Sachkundenachweis – wirklich eine Anerkennung des Betreuerberufs?

Ab 2023 kann als Berufs- oder Vereinsbetreuer neu nur tätig werden, wer im Rahmen des Registrierungsverfahrens einen Sachkundenachweis erbringt. Das gilt auch für diejenigen, die schon seit dem 1.1.2020 berufsmäßig tätig, sie müssen bis Jahresende 2023 den Sachkundenachweis erbringen. Befreit davon sind nur die schon vor dem 1.1.2020 beruflich Betreuenden, sie haben Bestandsschutz.

Mit welchen geprüften Kenntnissen über das Betreuungsrecht, das Sozialleistungssystem und unterstützende Kommunikation der Sachkundenachweis erbracht wird und ob anstelle geprüfter Kenntnisse aus Studium oder Ausbildung das Bestehen einer echten Sachkundeprüfung verlangt werden kann, entscheidet sich im aktuellen Verfahren über eine Rechtsverordnung der Bundesregierung. Der muss aber der Bundesrat zustimmen, also wird nichts gegen den Willen der Länderjustizminister verordnet werden.

Und die haben sich immer wieder für möglichst niedrige Qualifikationsanforderungen ausgesprochen. Das Bundesjustizministerium hat den Sachkundenachweis in § 32 Betreuungsorganisationsgesetz (BtOG) dem der Rentenberater und der Inkassodienstleister im Rechtsdienstleistungsgesetz (RDG) nachgebildet – aber die entscheidende Formulierung „ein Zeugnis über einen erfolgreich absolvierten Sachkundelehrgang“ aus der RDG-Gesetzesbegründung fehlt in der Begründung zum BtOG.

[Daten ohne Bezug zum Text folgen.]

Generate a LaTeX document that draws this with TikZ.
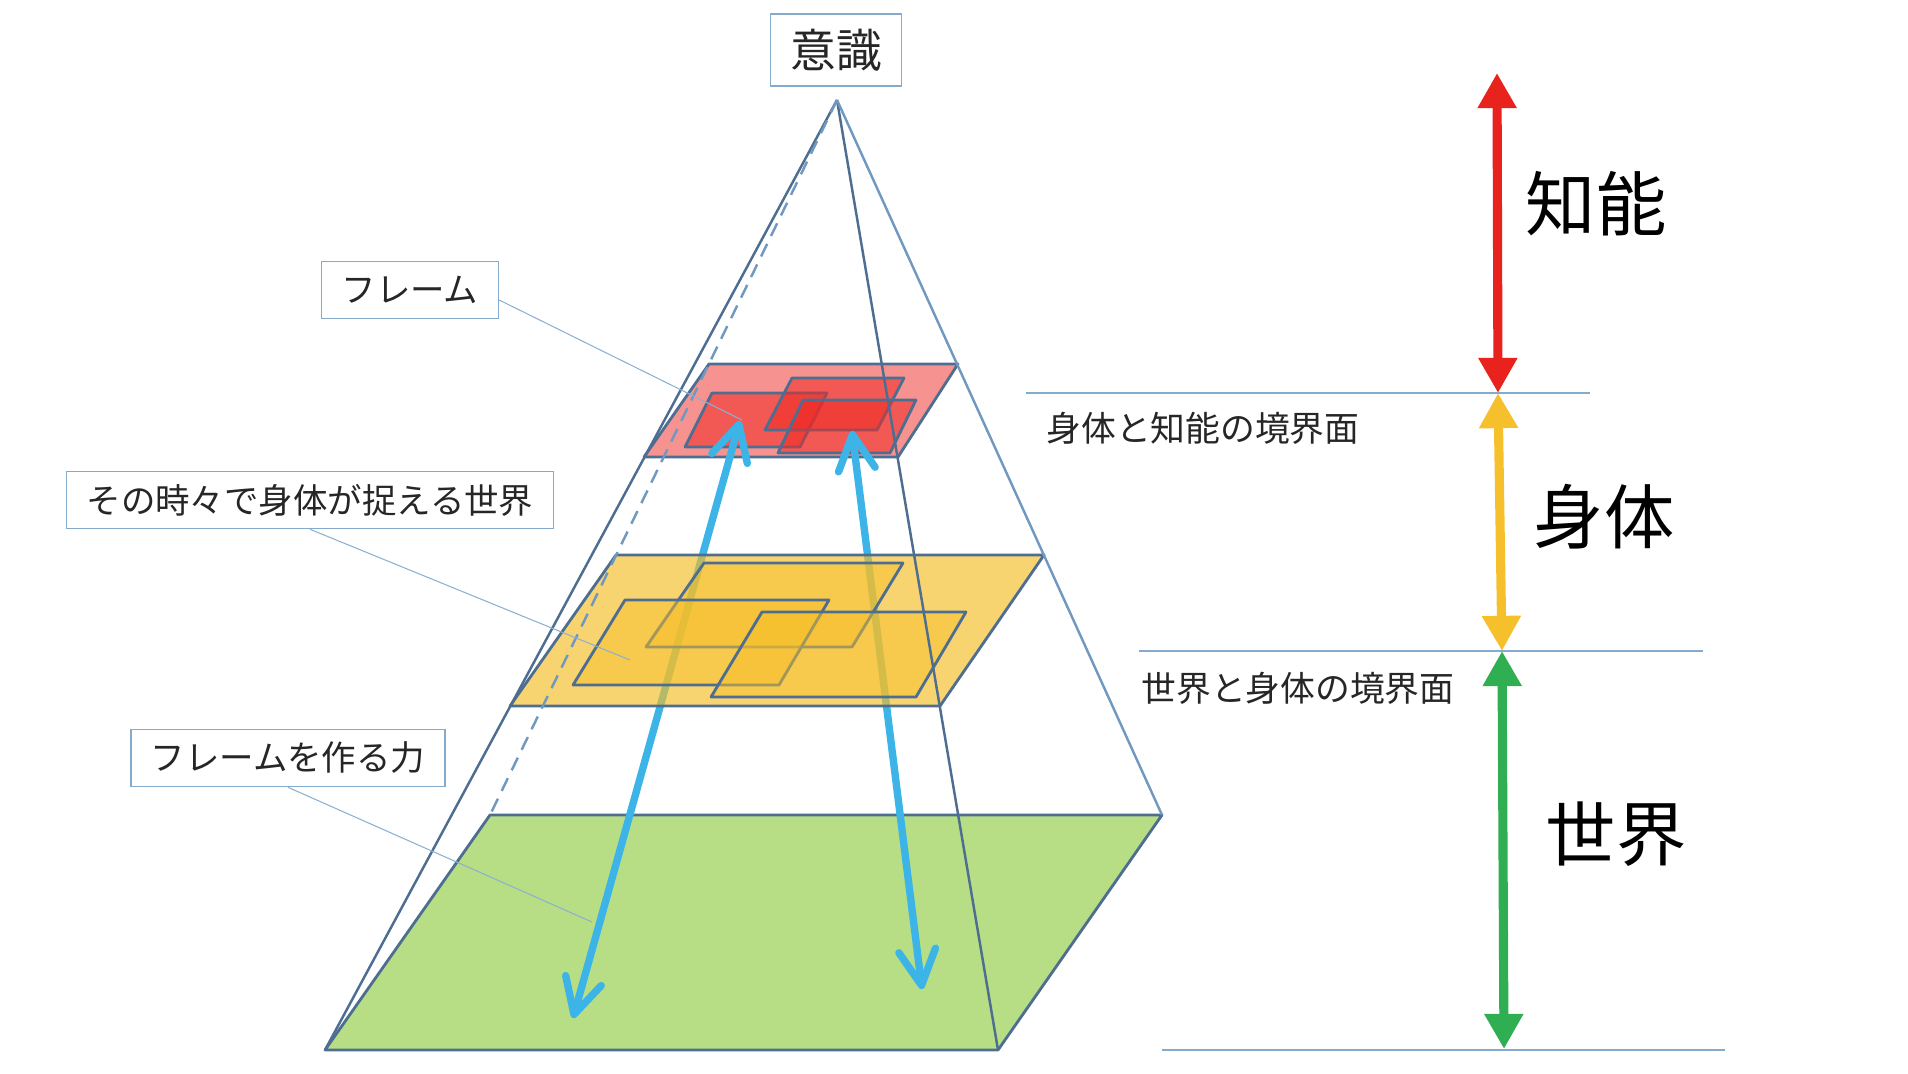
\documentclass[tikz,border=0pt]{standalone}
\usepackage{fontspec}
\setmainfont{Noto Sans CJK JP}
\usepackage{xcolor}
\usepackage{tikz}
\usetikzlibrary{arrows.meta,positioning}
\definecolor{edgedark}{RGB}{78,110,145}
\definecolor{edgelight}{RGB}{112,152,192}
\definecolor{boxline}{RGB}{132,170,206}
\definecolor{leadline}{RGB}{140,176,210}
\definecolor{planered}{RGB}{238,40,35}
\definecolor{planeyellow}{RGB}{245,190,40}
\definecolor{planegreen}{RGB}{183,222,132}
\definecolor{skyblue}{RGB}{60,180,232}
\definecolor{arrred}{RGB}{232,35,30}
\definecolor{arryellow}{RGB}{246,192,45}
\definecolor{arrgreen}{RGB}{48,174,82}
\tikzstyle{tag} = [draw=boxline, line width=0.45pt, fill=white, rectangle, minimum height=0.57cm, inner xsep=0.2cm, text=black!85, font=\fontsize{9.8}{12}\selectfont]
\tikzstyle{leader} = [draw=leadline, line width=0.3pt]
\tikzstyle{divider} = [draw=boxline, line width=0.3pt]
\tikzstyle{plane} = [draw=edgedark, line width=0.8pt, line join=round]
\tikzstyle{flow} = [skyblue, line width=2.1pt, {Straight Barb[round,length=10pt,width=10.5pt]}-{Straight Barb[round,length=10pt,width=10.5pt]}]
\tikzstyle{band} = [line width=2.6pt, {Triangle[length=10pt,width=10.5pt]}-{Triangle[length=10pt,width=10.5pt]}]
\begin{document}
\begin{tikzpicture}
			\useasboundingbox (0,0) rectangle (19.08,10.73);
			% apex
			\coordinate (D000) at (8.37,9.73);
			% base
			\coordinate (D011) at (3.25,0.23);
			\coordinate (D012) at (9.98,0.23);
			\coordinate (D013) at (11.62,2.58);
			\coordinate (D014) at (4.90,2.58);
			% body cut
			\coordinate (D021) at (5.10,3.67);
			\coordinate (D022) at (9.40,3.67);
			\coordinate (D023) at (10.44,5.18);
			\coordinate (D024) at (6.16,5.18);
			% intelligence cut
			\coordinate (D031) at (6.44,6.16);
			\coordinate (D032) at (8.98,6.16);
			\coordinate (D033) at (9.58,7.09);
			\coordinate (D034) at (7.09,7.09);
			% arrow ends
			\coordinate (F11) at (7.40,6.52);
			\coordinate (F12) at (5.73,0.55);
			\coordinate (F21) at (8.52,6.42);
			\coordinate (F22) at (9.22,0.84);
			% leader ends
			\coordinate (P1) at (7.42,6.53);
			\coordinate (P2) at (6.30,4.13);
			\coordinate (P3) at (5.92,1.51);
			% scale
			\coordinate (K1) at (14.97,10.00);
			\coordinate (K2) at (14.98,6.80);
			\coordinate (K3) at (15.02,4.22);
			\coordinate (K4) at (15.04,0.24);
			% world
			\filldraw[plane, fill=planegreen] (D011) -- (D012) -- (D013) -- (D014) -- cycle;
			% intelligence
			\filldraw[plane, fill=planered, fill opacity=0.5] (D031) -- (D032) -- (D033) -- (D034) -- cycle;
			\begin{scope}[every path/.style={plane, fill=planered, fill opacity=0.55}]
			\filldraw (6.85,6.26) -- (8.00,6.26) -- (8.27,6.80) -- (7.12,6.80) -- cycle;
			\filldraw (7.65,6.43) -- (8.77,6.43) -- (9.04,6.95) -- (7.92,6.95) -- cycle;
			\filldraw (7.78,6.20) -- (8.90,6.20) -- (9.16,6.73) -- (8.03,6.73) -- cycle;
			\end{scope}
			% frame forming
			\draw[flow] (F11) -- (F12);
			\draw[flow] (F21) -- (F22);
			% body
			\filldraw[plane, fill=planeyellow, fill opacity=0.66] (D021) -- (D022) -- (D023) -- (D024) -- cycle;
			\begin{scope}[every path/.style={plane, fill=planeyellow, fill opacity=0.5}]
			\filldraw (6.46,4.26) -- (8.52,4.26) -- (9.03,5.10) -- (7.04,5.10) -- cycle;
			\filldraw (5.73,3.88) -- (7.79,3.88) -- (8.29,4.73) -- (6.25,4.73) -- cycle;
			\filldraw (7.11,3.76) -- (9.16,3.76) -- (9.66,4.61) -- (7.62,4.61) -- cycle;
			\end{scope}
			% pyramid
			\draw[edgedark, line width=0.7pt] (D000) -- (D011);
			\draw[edgedark, line width=0.7pt] (D000) -- (D012);
			\draw[edgelight, line width=0.7pt] (D000) -- (D013);
			\draw[edgelight, line width=0.7pt, dash pattern=on 4pt off 2.5pt] (D000) -- (D014);
			% labels
			\node[tag, minimum width=1.26cm, minimum height=0.72cm, font=\fontsize{13}{15}\selectfont] (ishiki) at (8.36,10.23) {意識};
			\node[tag] (frame) at (4.10,7.83) {フレーム};
			\node[tag] (catch) at (3.10,5.73) {その時々で身体が捉える世界};
			\node[tag] (force) at (2.88,3.15) {フレームを作る力};
			\draw[leader] ([yshift=-1mm]frame.east) -- (P1);
			\draw[leader] (catch.south) -- (P2);
			\draw[leader] (force.south) -- (P3);
			% boundaries
			\draw[divider] (10.26,6.80) -- (15.90,6.80);
			\draw[divider] (11.39,4.22) -- (17.03,4.22);
			\draw[divider] (11.62,0.23) -- (17.25,0.23);
			\node[font=\fontsize{9.9}{12}\selectfont, text=black!85] (bound1) at (12.03,6.45) {身体と知能の境界面};
			\node[font=\fontsize{9.9}{12}\selectfont, text=black!85] (bound2) at (12.98,3.85) {世界と身体の境界面};
			% scale arrows
			\draw[band, arrred] (K1) -- (K2);
			\draw[band, arryellow] (K2) -- (K3);
			\draw[band, arrgreen] (K3) -- (K4);
			\node[font=\fontsize{20}{24}\selectfont] (chino) at (15.96,8.69) {知能};
			\node[font=\fontsize{20}{24}\selectfont] (shintai) at (16.04,5.56) {身体};
			\node[font=\fontsize{20}{24}\selectfont] (sekai) at (16.16,2.39) {世界};
\end{tikzpicture}
\end{document}
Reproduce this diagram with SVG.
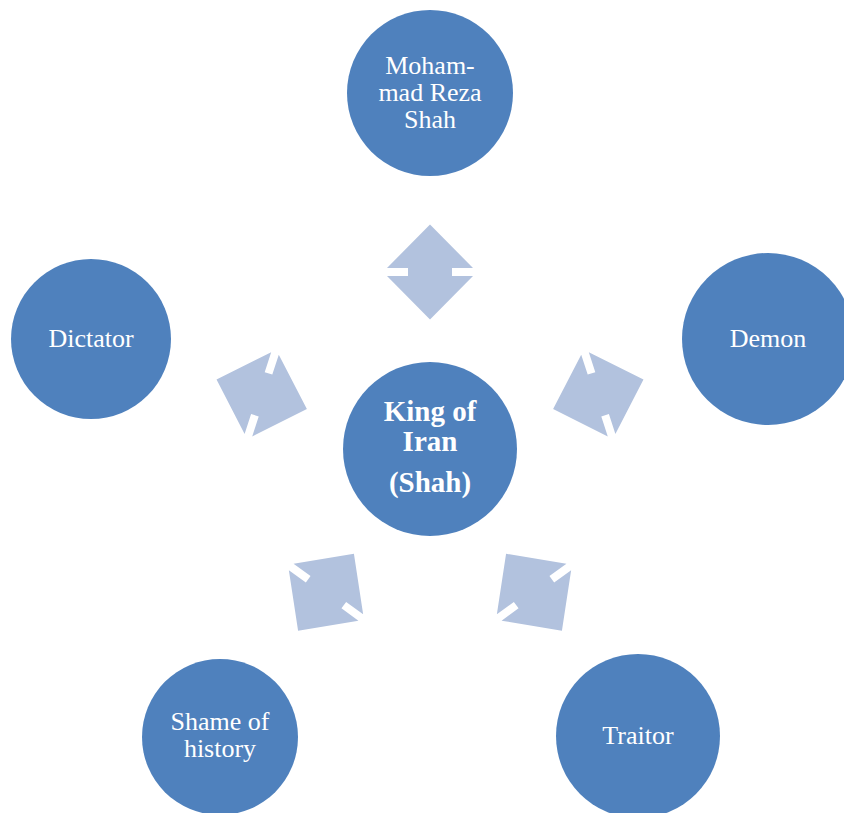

Es ist daher zweifelhaft, ob die Gesetzesgrundlage dazu ausreicht, dass die Rechtsverordnung Lehrgangsveranstalter zur Durchführung echter Prüfungen ermächtigt. Es geht schließlich um das Grundrecht auf Berufszugang gemäß Artikel 12 Abs 1 Grundgesetz. Möglicherweise reicht die Rechtsgrundlage nur für eine „Prüfung light“: dann dürften nur Fragen gestellt werden, deren Antworten belegen, dass die (z.b. Online-)Lehrgangsteilnehmer die ganze Zeit zugehört und das Wichtigste auch wahrgenommen haben. Selbst wenn eine echte Prüfung kommen sollte (die auch ein endgültiges Durchfallen ermöglicht), ist noch offen, auf welches Niveau nachzuweisender Rechtskenntnisse sie sich bezieht. Inkassodienstleister müssen einen Lehrgang mit mindestens 120 Zeitstunden, Rentenberater mit mindestens 150 Zeitstunden absolvieren. Auf Betreiben der Länderjustizminister müssen im Betreuungsrecht keine „vertieften“ Kenntnisse mehr nachgewiesen werden, es wird keine Auseinandersetzung mit Rechtsprechung und Lehre erwartet. Prüflinge können also allenfalls nach dem Gesetzeswortlaut und in Bezug auf ältere Normen nach Leitsätzen der wichtigsten BGH-Entscheidungen gefragt werden. Mit solch rudimentärer Sachkunde können aber, anders als mit einem Hochschulabschluss in sozialer Arbeit, Recht oder Verwaltung, die Probleme schwieriger Betreuungsfälle nicht gelöst werden.